● **Source material**:
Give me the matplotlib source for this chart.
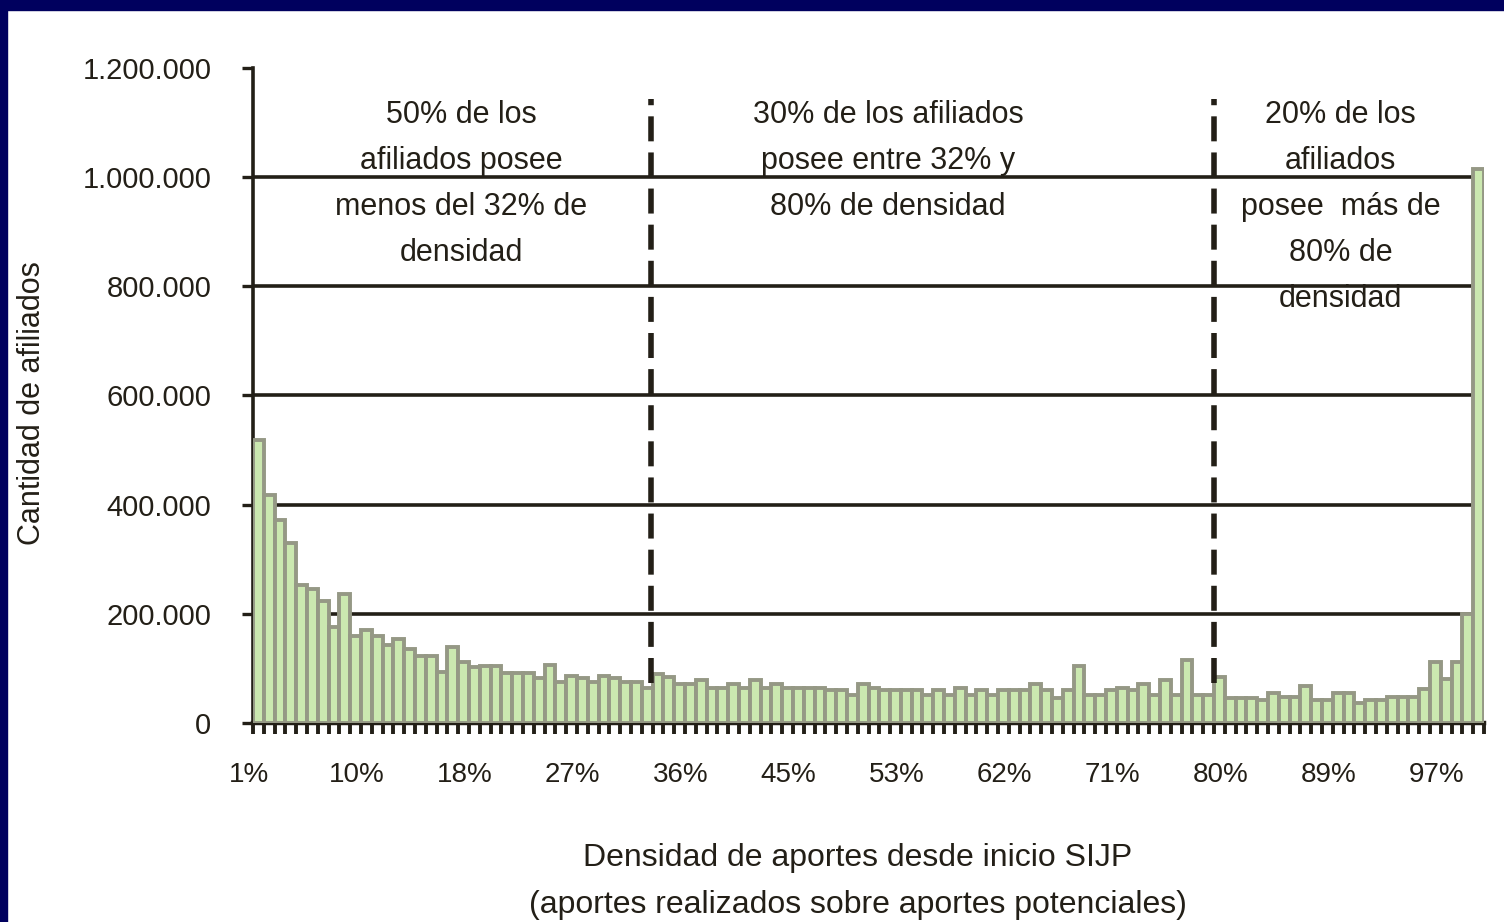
import numpy as np
import matplotlib
matplotlib.use("Agg")
import matplotlib.pyplot as plt
from matplotlib.patches import Rectangle
from matplotlib.ticker import FuncFormatter

# afiliados por tramo de densidad de aportes (114 tramos)
afiliados = [
    518000, 417000, 371000, 329000, 252000, 246000, 224000, 175000, 236000, 159000,
    170000, 159000, 142000, 153000, 136000, 122000, 122000, 93000, 140000, 111000,
    102000, 105000, 105000, 92000, 92000, 92000, 82000, 106000, 76000, 87000,
    82000, 76000, 87000, 82000, 76000, 76000, 65000, 90000, 84000, 71000,
    71000, 79000, 65000, 65000, 71000, 65000, 79000, 65000, 71000, 65000,
    65000, 65000, 65000, 60000, 60000, 52000, 71000, 65000, 60000, 60000,
    60000, 60000, 52000, 60000, 52000, 65000, 52000, 60000, 52000, 60000,
    60000, 60000, 71000, 60000, 46000, 60000, 104000, 52000, 52000, 60000,
    65000, 60000, 71000, 52000, 79000, 52000, 115000, 52000, 52000, 85000,
    46000, 46000, 46000, 42000, 55000, 48000, 48000, 67000, 42000, 42000,
    55000, 55000, 36000, 43000, 43000, 48000, 48000, 48000, 62000, 111000,
    81000, 111000, 200000, 1015000,
]
x_labels = ["1%", "10%", "18%", "27%", "36%", "45%", "53%", "62%", "71%", "80%", "89%", "97%"]
y_ticks = [0, 200000, 400000, 600000, 800000, 1000000, 1200000]
cortes = [36.4, 88.5]  # posiciones de los cortes 32% y 80%

bloques = [
    (18.8, ["50% de los", "afiliados posee", "menos del 32% de", "densidad"]),
    (58.3, ["30% de los afiliados", "posee entre 32% y", "80% de densidad"]),
    (100.2, ["20% de los", "afiliados", "posee  más de", "80% de", "densidad"]),
]

plt.rcParams["font.family"] = ["Liberation Sans", "DejaVu Sans"]
INK = "#231f17"
NAVY = "#00005e"

W, H = 1504, 922
fig = plt.figure(figsize=(W / 100, H / 100), dpi=100, facecolor="white")
fig.patches.append(Rectangle((0, 1 - 10 / H), 1, 10 / H, transform=fig.transFigure,
                             color=NAVY, zorder=0))
fig.patches.append(Rectangle((0, 0), 7 / W, 1, transform=fig.transFigure,
                             color=NAVY, zorder=0))

ax = fig.add_axes([253 / W, 1 - 723 / H, (1484 - 253) / W, (723 - 68) / H])
n = len(afiliados)
xs = np.arange(n)
ax.bar(xs, afiliados, width=1.0, color="#cbe8b0", edgecolor="#959885",
       linewidth=2.8, zorder=3)

for v in y_ticks[1:-1]:
    ax.axhline(v, color=INK, lw=2.6, zorder=1)

for c in cortes:
    ax.plot([c, c], [73000, 1144000], color=INK, lw=4, ls=(0, (4.5, 2)), zorder=4,
            solid_capstyle="butt", dash_capstyle="butt")

ax.set_xlim(-0.5, n - 0.5)
ax.set_ylim(0, 1200000)
ax.set_yticks(y_ticks)
ax.yaxis.set_major_formatter(FuncFormatter(lambda v, p: f"{int(v):,}".replace(",", ".")))
ax.tick_params(axis="y", direction="out", length=8, width=2.4, color=INK,
               labelsize=21, labelcolor=INK, pad=22)
ax.set_xticks([])
ax.set_xticks(np.arange(-0.5, n), minor=True)
ax.tick_params(axis="x", which="minor", direction="out", length=8, width=2.8, color=INK)

for k, lab in enumerate(x_labels):
    ax.text(10 * k - 0.9, -0.079, lab, transform=ax.get_xaxis_transform(),
            ha="center", va="center", fontsize=20, color=INK, clip_on=False)

for s in ["top", "right"]:
    ax.spines[s].set_visible(False)
ax.spines["left"].set_linewidth(2.6)
ax.spines["bottom"].set_linewidth(3.2)
ax.spines["left"].set_color(INK)
ax.spines["bottom"].set_color(INK)

paso = 84500
for cx, lineas in bloques:
    for i, t in enumerate(lineas):
        ax.text(cx, 1114000 - i * paso, t, ha="center", va="center",
                fontsize=22, color=INK, zorder=5)

fig.text(32 / W, 1 - 403 / H, "Cantidad de afiliados", rotation=90,
         ha="center", va="center", fontsize=22, color=INK)
fig.text(858 / W, 1 - 858 / H, "Densidad de aportes desde inicio SIJP",
         ha="center", va="center", fontsize=23, color=INK)
fig.text(858 / W, 1 - 905 / H, "(aportes realizados sobre aportes potenciales)",
         ha="center", va="center", fontsize=23, color=INK)

fig.savefig("out.png", dpi=100, facecolor=fig.get_facecolor())
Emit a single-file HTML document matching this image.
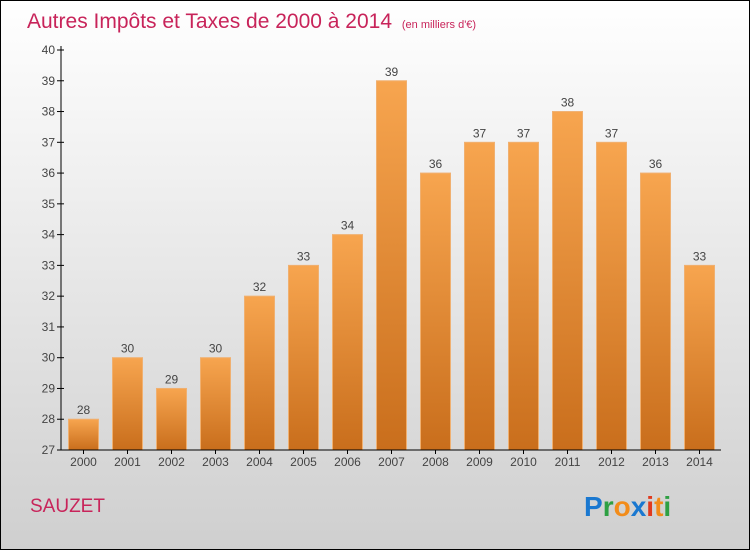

● **Exercise directions**:
Restate each line of the records exactly; pictures do not belong in the copy.

● **Solution to the exercise**:
Give me the matplotlib source for this chart.
import numpy as np
import matplotlib
matplotlib.use("Agg")
import matplotlib.pyplot as plt
from matplotlib.patches import Rectangle
from matplotlib.ticker import FuncFormatter

# afiliados por tramo de densidad de aportes (114 tramos)
afiliados = [
    518000, 417000, 371000, 329000, 252000, 246000, 224000, 175000, 236000, 159000,
    170000, 159000, 142000, 153000, 136000, 122000, 122000, 93000, 140000, 111000,
    102000, 105000, 105000, 92000, 92000, 92000, 82000, 106000, 76000, 87000,
    82000, 76000, 87000, 82000, 76000, 76000, 65000, 90000, 84000, 71000,
    71000, 79000, 65000, 65000, 71000, 65000, 79000, 65000, 71000, 65000,
    65000, 65000, 65000, 60000, 60000, 52000, 71000, 65000, 60000, 60000,
    60000, 60000, 52000, 60000, 52000, 65000, 52000, 60000, 52000, 60000,
    60000, 60000, 71000, 60000, 46000, 60000, 104000, 52000, 52000, 60000,
    65000, 60000, 71000, 52000, 79000, 52000, 115000, 52000, 52000, 85000,
    46000, 46000, 46000, 42000, 55000, 48000, 48000, 67000, 42000, 42000,
    55000, 55000, 36000, 43000, 43000, 48000, 48000, 48000, 62000, 111000,
    81000, 111000, 200000, 1015000,
]
x_labels = ["1%", "10%", "18%", "27%", "36%", "45%", "53%", "62%", "71%", "80%", "89%", "97%"]
y_ticks = [0, 200000, 400000, 600000, 800000, 1000000, 1200000]
cortes = [36.4, 88.5]  # posiciones de los cortes 32% y 80%

bloques = [
    (18.8, ["50% de los", "afiliados posee", "menos del 32% de", "densidad"]),
    (58.3, ["30% de los afiliados", "posee entre 32% y", "80% de densidad"]),
    (100.2, ["20% de los", "afiliados", "posee  más de", "80% de", "densidad"]),
]

plt.rcParams["font.family"] = ["Liberation Sans", "DejaVu Sans"]
INK = "#231f17"
NAVY = "#00005e"

W, H = 1504, 922
fig = plt.figure(figsize=(W / 100, H / 100), dpi=100, facecolor="white")
fig.patches.append(Rectangle((0, 1 - 10 / H), 1, 10 / H, transform=fig.transFigure,
                             color=NAVY, zorder=0))
fig.patches.append(Rectangle((0, 0), 7 / W, 1, transform=fig.transFigure,
                             color=NAVY, zorder=0))

ax = fig.add_axes([253 / W, 1 - 723 / H, (1484 - 253) / W, (723 - 68) / H])
n = len(afiliados)
xs = np.arange(n)
ax.bar(xs, afiliados, width=1.0, color="#cbe8b0", edgecolor="#959885",
       linewidth=2.8, zorder=3)

for v in y_ticks[1:-1]:
    ax.axhline(v, color=INK, lw=2.6, zorder=1)

for c in cortes:
    ax.plot([c, c], [73000, 1144000], color=INK, lw=4, ls=(0, (4.5, 2)), zorder=4,
            solid_capstyle="butt", dash_capstyle="butt")

ax.set_xlim(-0.5, n - 0.5)
ax.set_ylim(0, 1200000)
ax.set_yticks(y_ticks)
ax.yaxis.set_major_formatter(FuncFormatter(lambda v, p: f"{int(v):,}".replace(",", ".")))
ax.tick_params(axis="y", direction="out", length=8, width=2.4, color=INK,
               labelsize=21, labelcolor=INK, pad=22)
ax.set_xticks([])
ax.set_xticks(np.arange(-0.5, n), minor=True)
ax.tick_params(axis="x", which="minor", direction="out", length=8, width=2.8, color=INK)

for k, lab in enumerate(x_labels):
    ax.text(10 * k - 0.9, -0.079, lab, transform=ax.get_xaxis_transform(),
            ha="center", va="center", fontsize=20, color=INK, clip_on=False)

for s in ["top", "right"]:
    ax.spines[s].set_visible(False)
ax.spines["left"].set_linewidth(2.6)
ax.spines["bottom"].set_linewidth(3.2)
ax.spines["left"].set_color(INK)
ax.spines["bottom"].set_color(INK)

paso = 84500
for cx, lineas in bloques:
    for i, t in enumerate(lineas):
        ax.text(cx, 1114000 - i * paso, t, ha="center", va="center",
                fontsize=22, color=INK, zorder=5)

fig.text(32 / W, 1 - 403 / H, "Cantidad de afiliados", rotation=90,
         ha="center", va="center", fontsize=22, color=INK)
fig.text(858 / W, 1 - 858 / H, "Densidad de aportes desde inicio SIJP",
         ha="center", va="center", fontsize=23, color=INK)
fig.text(858 / W, 1 - 905 / H, "(aportes realizados sobre aportes potenciales)",
         ha="center", va="center", fontsize=23, color=INK)

fig.savefig("out.png", dpi=100, facecolor=fig.get_facecolor())
Emit a single-file HTML document matching this image.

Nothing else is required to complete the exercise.